Aim — Locate the line bearing "Clone this chart" in the material below, then reproduce it and each following line up to and including the line bearing "const yTitle = 'Ignition Delay (deg)';".

Records for this exercise —

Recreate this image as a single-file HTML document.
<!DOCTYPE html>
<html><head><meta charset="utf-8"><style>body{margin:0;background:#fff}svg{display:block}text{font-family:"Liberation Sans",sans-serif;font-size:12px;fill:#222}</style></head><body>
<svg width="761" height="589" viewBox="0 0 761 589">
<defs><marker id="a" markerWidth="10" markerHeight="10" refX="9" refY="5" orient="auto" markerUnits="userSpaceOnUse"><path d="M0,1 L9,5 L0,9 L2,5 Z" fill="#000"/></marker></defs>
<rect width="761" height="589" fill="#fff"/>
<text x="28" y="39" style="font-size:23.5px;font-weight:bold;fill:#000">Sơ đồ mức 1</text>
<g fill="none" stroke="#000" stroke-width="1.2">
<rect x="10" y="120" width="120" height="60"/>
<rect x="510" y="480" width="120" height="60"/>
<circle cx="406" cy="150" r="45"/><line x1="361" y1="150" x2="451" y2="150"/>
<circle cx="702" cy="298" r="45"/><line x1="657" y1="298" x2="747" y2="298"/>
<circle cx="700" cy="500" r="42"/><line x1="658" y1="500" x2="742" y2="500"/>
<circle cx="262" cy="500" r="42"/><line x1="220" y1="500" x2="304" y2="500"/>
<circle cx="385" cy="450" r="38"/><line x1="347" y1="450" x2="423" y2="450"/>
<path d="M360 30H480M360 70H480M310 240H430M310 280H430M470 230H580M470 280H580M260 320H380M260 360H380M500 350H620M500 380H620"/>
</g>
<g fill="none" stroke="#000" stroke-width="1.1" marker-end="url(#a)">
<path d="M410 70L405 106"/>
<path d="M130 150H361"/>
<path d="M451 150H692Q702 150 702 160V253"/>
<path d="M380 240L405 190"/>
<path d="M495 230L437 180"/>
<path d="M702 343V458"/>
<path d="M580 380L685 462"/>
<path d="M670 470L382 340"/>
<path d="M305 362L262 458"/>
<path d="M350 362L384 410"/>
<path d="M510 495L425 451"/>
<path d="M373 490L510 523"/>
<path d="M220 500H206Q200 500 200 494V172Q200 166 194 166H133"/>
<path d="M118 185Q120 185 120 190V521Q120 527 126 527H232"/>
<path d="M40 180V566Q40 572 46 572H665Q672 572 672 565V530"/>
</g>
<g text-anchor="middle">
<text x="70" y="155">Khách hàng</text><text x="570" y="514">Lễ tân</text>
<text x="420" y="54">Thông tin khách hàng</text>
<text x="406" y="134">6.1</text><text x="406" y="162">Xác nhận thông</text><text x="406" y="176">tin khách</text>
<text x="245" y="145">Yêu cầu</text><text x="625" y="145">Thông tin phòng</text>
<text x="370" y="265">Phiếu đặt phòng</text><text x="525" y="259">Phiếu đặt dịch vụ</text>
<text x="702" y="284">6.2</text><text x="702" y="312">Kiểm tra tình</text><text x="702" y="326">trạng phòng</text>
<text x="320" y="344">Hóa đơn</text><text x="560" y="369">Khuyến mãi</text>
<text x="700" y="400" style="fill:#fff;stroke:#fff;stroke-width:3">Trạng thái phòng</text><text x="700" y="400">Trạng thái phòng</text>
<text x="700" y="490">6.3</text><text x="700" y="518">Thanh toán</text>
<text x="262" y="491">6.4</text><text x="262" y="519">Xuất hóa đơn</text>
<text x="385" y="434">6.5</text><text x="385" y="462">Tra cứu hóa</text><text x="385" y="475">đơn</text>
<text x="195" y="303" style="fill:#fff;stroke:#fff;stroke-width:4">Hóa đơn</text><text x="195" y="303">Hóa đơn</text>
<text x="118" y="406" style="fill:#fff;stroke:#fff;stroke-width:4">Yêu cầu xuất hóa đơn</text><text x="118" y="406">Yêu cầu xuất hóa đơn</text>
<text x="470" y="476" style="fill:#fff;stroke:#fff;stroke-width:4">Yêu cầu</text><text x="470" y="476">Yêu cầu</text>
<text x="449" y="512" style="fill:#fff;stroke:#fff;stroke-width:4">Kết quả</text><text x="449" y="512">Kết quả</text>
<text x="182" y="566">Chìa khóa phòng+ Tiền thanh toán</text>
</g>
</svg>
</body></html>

* * *

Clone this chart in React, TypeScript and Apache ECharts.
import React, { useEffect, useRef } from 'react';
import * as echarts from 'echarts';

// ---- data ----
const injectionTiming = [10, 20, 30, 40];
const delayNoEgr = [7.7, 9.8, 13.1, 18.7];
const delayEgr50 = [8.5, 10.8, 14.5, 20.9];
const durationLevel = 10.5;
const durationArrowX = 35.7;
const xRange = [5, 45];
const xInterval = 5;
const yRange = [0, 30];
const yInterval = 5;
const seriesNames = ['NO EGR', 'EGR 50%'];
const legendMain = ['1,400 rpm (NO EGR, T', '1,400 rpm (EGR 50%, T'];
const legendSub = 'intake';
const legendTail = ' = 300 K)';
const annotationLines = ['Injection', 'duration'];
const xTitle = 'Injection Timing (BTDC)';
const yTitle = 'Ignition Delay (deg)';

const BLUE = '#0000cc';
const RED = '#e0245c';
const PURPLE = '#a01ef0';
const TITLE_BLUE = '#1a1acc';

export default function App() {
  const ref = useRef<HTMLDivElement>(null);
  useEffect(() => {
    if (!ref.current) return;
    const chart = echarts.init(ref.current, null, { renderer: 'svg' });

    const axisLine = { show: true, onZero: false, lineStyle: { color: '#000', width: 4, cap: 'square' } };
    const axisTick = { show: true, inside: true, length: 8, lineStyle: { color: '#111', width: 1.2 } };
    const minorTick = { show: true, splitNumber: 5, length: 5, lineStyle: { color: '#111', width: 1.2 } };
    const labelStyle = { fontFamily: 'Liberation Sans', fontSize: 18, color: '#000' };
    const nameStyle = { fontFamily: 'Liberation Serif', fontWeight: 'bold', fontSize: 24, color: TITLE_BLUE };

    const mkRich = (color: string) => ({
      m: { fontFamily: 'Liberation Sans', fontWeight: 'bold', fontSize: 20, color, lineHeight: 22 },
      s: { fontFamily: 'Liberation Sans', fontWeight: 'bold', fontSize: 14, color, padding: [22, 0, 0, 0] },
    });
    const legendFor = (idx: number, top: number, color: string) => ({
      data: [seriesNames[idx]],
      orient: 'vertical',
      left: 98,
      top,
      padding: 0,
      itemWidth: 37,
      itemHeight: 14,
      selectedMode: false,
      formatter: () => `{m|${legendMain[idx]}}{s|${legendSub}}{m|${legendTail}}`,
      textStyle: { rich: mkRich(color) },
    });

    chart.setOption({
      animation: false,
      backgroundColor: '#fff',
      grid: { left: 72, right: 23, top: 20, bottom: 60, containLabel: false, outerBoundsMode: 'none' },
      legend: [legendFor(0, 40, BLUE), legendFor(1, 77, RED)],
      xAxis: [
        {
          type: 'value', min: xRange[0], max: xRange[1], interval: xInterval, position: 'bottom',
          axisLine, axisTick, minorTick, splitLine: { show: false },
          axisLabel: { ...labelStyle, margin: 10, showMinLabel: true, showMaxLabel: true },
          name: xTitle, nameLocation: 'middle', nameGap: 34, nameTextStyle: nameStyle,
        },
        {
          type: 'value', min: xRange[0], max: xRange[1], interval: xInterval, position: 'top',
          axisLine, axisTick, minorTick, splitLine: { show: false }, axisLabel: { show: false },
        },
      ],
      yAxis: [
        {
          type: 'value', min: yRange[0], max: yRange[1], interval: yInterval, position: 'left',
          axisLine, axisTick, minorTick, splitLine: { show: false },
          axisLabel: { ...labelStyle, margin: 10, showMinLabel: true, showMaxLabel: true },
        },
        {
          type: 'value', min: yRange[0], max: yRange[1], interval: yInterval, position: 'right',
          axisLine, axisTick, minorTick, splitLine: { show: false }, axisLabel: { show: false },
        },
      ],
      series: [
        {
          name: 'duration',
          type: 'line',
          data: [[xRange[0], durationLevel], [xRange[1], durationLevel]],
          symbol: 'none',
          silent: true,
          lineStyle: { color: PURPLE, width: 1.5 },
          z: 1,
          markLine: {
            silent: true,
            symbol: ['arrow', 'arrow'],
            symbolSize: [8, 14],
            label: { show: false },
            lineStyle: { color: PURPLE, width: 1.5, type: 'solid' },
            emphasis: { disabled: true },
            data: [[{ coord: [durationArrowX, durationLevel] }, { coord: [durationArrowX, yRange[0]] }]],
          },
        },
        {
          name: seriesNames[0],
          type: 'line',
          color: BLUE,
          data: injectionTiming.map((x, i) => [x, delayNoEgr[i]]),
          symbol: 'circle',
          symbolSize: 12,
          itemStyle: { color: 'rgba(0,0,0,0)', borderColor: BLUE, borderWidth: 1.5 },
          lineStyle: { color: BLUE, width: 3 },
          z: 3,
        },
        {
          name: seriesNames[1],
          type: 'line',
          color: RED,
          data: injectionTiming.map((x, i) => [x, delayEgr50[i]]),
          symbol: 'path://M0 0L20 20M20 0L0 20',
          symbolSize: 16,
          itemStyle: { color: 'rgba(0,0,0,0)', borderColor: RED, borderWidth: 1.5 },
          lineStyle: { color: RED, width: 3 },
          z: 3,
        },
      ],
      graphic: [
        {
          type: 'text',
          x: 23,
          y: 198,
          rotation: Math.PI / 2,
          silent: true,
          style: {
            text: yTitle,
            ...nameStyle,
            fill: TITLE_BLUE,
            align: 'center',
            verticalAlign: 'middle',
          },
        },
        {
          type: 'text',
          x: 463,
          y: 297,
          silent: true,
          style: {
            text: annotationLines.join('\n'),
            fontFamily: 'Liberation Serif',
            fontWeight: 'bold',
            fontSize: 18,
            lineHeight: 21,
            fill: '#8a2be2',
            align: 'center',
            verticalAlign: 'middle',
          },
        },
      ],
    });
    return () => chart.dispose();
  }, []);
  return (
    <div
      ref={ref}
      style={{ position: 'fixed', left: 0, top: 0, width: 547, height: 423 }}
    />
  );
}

Written response —
Clone this chart in React, TypeScript and Apache ECharts.
import React, { useEffect, useRef } from 'react';
import * as echarts from 'echarts';

// ---- data ----
const injectionTiming = [10, 20, 30, 40];
const delayNoEgr = [7.7, 9.8, 13.1, 18.7];
const delayEgr50 = [8.5, 10.8, 14.5, 20.9];
const durationLevel = 10.5;
const durationArrowX = 35.7;
const xRange = [5, 45];
const xInterval = 5;
const yRange = [0, 30];
const yInterval = 5;
const seriesNames = ['NO EGR', 'EGR 50%'];
const legendMain = ['1,400 rpm (NO EGR, T', '1,400 rpm (EGR 50%, T'];
const legendSub = 'intake';
const legendTail = ' = 300 K)';
const annotationLines = ['Injection', 'duration'];
const xTitle = 'Injection Timing (BTDC)';
const yTitle = 'Ignition Delay (deg)';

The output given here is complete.